When someone tells me they will do something I expect them to follow through about 9 times out of 10. Unfortunately, keeping your word 90% of the time is not good enough!

Think about an app that you depend on almost every day like Gmail. If Gmail were only 90% reliable, it would be out of service for over a month every year. No one would use the app if that were the case. 

People are not expected to be as consistent as email software but we can learn a valuable lesson from Gmail. The reliability that an application, car, appliance, or human being offers us shapes the kind of relationship we have with it. If we feel like we can depend on something or someone, it frees us from having to make contingency plans. A high degree of reliability lowers the mental and emotional overhead of engaging in a relationship. People remember when they feel wronged. Sometimes all it takes is one broken promise to taint our reputation.

For that reason, some people go to great lengths to avoid commitment. This is impractical and undesirable. Studies have shown that making and fulfilling promises is a strong way to build trust and connection. We should look for opportunities to make promises and commitments that we can follow through on.

Why don’t we keep our promises and what can we do about it? 

Mistake #1: We over-promise

My wife and I recently did a full interior remodel of our house. Near the beginning of the project, the general contractor told us the rough plumbing would be completed in 3-4 weeks. It ended up taking 8 weeks! Similar timelines were communicated and inevitably missed again and again throughout the project. Despite the contractor delivering high-quality work, this pattern of over-promising and under-delivering drove us insane. It negatively complicated what would have otherwise been a happy customer relationship.
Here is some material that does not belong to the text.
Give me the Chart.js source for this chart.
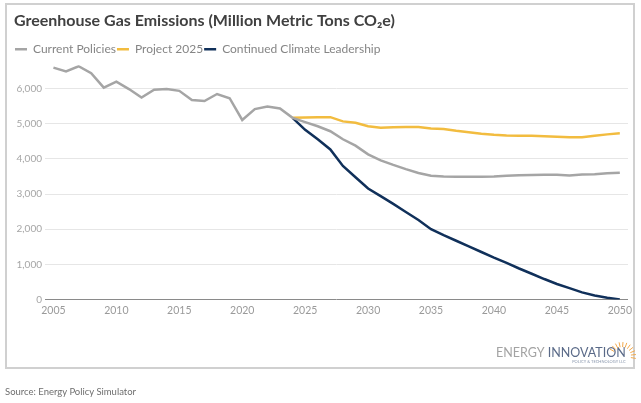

Over-promising is communicating an unachievable timeline or overstating confidence in the expected result. It can also be presenting your intentions as guarantees before they’ve come face to face with the unmoving contours of reality.

In order to stop over-promising, you have to train yourself to recognize when you are tempted to make someone happy by committing to something you can’t guarantee. Once we start to recognize when we are overpromising, we can chunk our promises into pieces that we can guarantee delivery on.

For example, instead of promising my co-worker a finished proposal in two weeks, I could have promised to schedule a time to begin work on the proposal and agreed to give a status update in the next meeting.

Mistake #2: We fail to create action plans for our commitments

My parents recently visited from out of town. At the start of their visit, my 10-year-old son asked if we could take my parents to his favorite park that has a goldfish pond. I figured we would have plenty of opportunities to hop in the car for a quick outing the following week so I said “yes” without hesitation. By the end of the week, we hadn’t made it to the park and I had broken a promise to my child. I can still feel the sting of disappointment in his voice.

In this case, my problem wasn’t overpromising. There was time to go to the park. My mistake was not following through on carving out space for my promise in the family's list of priorities.

I see the error of sloppy follow-up run rampant in many professional lives. A “yes” with no specific action plan, priority, or deadline is begging to get bumped by someone else’s plan, priority, or deadline. This mistake can be a fast track to a mediocre reputation.

The solution to sloppy follow-through is building a habit of writing down and scheduling a specific plan every time you make a promise. A goal with no game plan is a countdown clock to failure. Build this habit by deciding where you will write down your action plans and setting a daily reminder to take inventory of any promises you haven’t captured.

Every day is an opportunity to be more reliable

I could have avoided the mental anguish of disappointing my co-workers had I recognized the temptation to over-promise and instead made an achievable promise with a scheduled plan of action. Once you internalize how valuable reliability is, you will gain the clarity required to create habits that will make you a rock of trustworthiness. Use each day to cast a vote for becoming someone who makes promises and keeps them. It’s a sure-fire way to set yourself apart in a world of flakey people.